Jon Bon Jovi said he is still “heartbroken” over Richie Sambora’s decision to leave the band more than a decade ago.
Speaking Monday on the “Dumb Blonde” podcast with host Bunnie Xo, the 63-year-old frontman reflected on Sambora’s 2013 exit in the middle of Bon Jovi’s world tour. Sambora, who co-founded the group and played lead guitar for nearly 30 years, stepped away to focus on co-parenting his daughter with ex-wife Heather Locklear.
“The great thing that I have said about him throughout our lives was you would be lucky to call him your friend … talented beyond, beyond as a guitar player, as a singer, as a collaborator,” Bon Jovi said. “My heartbreak with him is the way he walked out on us, compounded by the fact that it took him years to come back in the room just to have a meal with Tico and David and I and say, ‘I’m sorry.'”
Following Sambora’s departure, Phil X joined the band as lead guitarist. Bon Jovi said he supported Sambora’s pursuit of solo work but wished the split had been handled differently.
“If what he wanted was to be just Richie Sambora, not a member of Bon Jovi, do it right,” he said.
Sambora later addressed the situation in the 2024 documentary “Thank You, Goodnight: The Bon Jovi Story.”
“I don’t regret leaving the situation, but I regret how I did it, so I want to apologize fully right now to the fans, especially, and also to the guys,” he said in the film, according to the New York Post.
In a 2024 interview with Ultimate Classic Rock, Bon Jovi revealed that although he and Sambora participated in a documentary series about the band, they had not personally been in contact.
“We’re not in contact because he’s not in the organization any longer,” Bon Jovi said. “Doesn’t mean that there’s not love forever, but it’s 11 years ago that he just didn’t show up anymore.”
During his appearance on the “Dumb Blonde” podcast, Bon Jovi said there was no conflict within the group that led to the departure.
“There was substance abuse, there was anxiety, there was being a single parent, there was a lot of personal issues he was going through.

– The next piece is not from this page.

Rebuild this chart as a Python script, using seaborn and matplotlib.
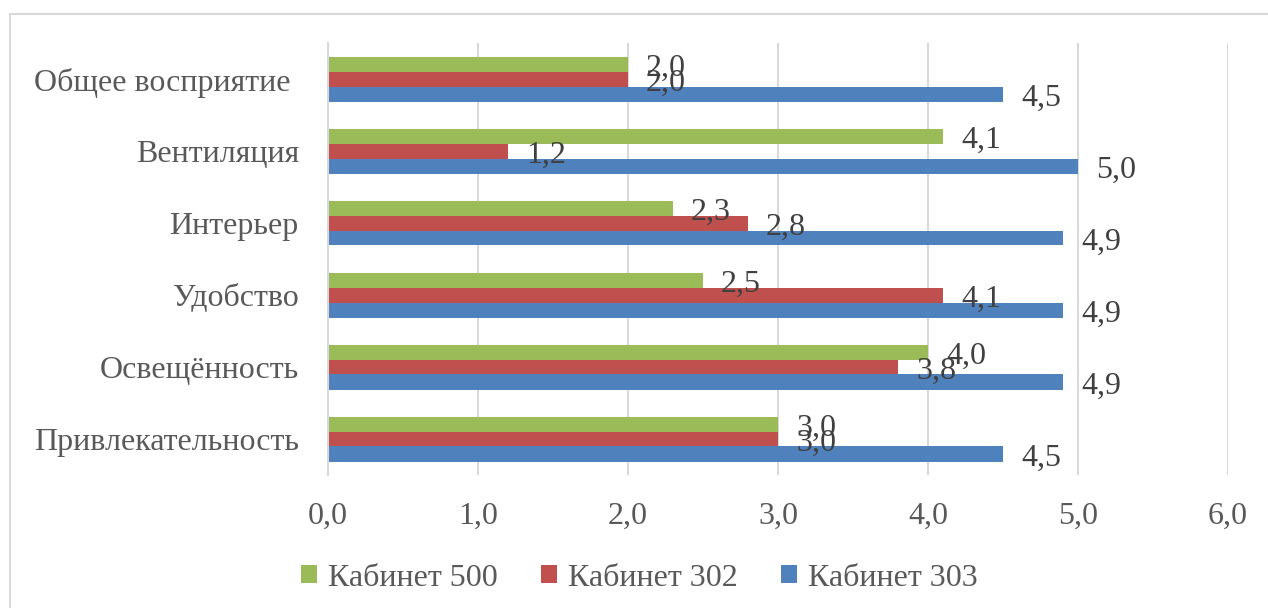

But never to this day did any of us, me or him or David [Bryan] or Tico [Torres], ever have a fight,” he said.
While acknowledging Sambora’s personal challenges, Bon Jovi added the band had to continue.
“He had some issues that he just couldn’t wrap his head around and he wanted to be home more than he wanted to be on the road, but you got to show up for work,” he said. “So there’s no animosity. An integral part of my story for three of the four chapters was my right-hand man, asked to join my band and I was lucky to have met him. But life went on.”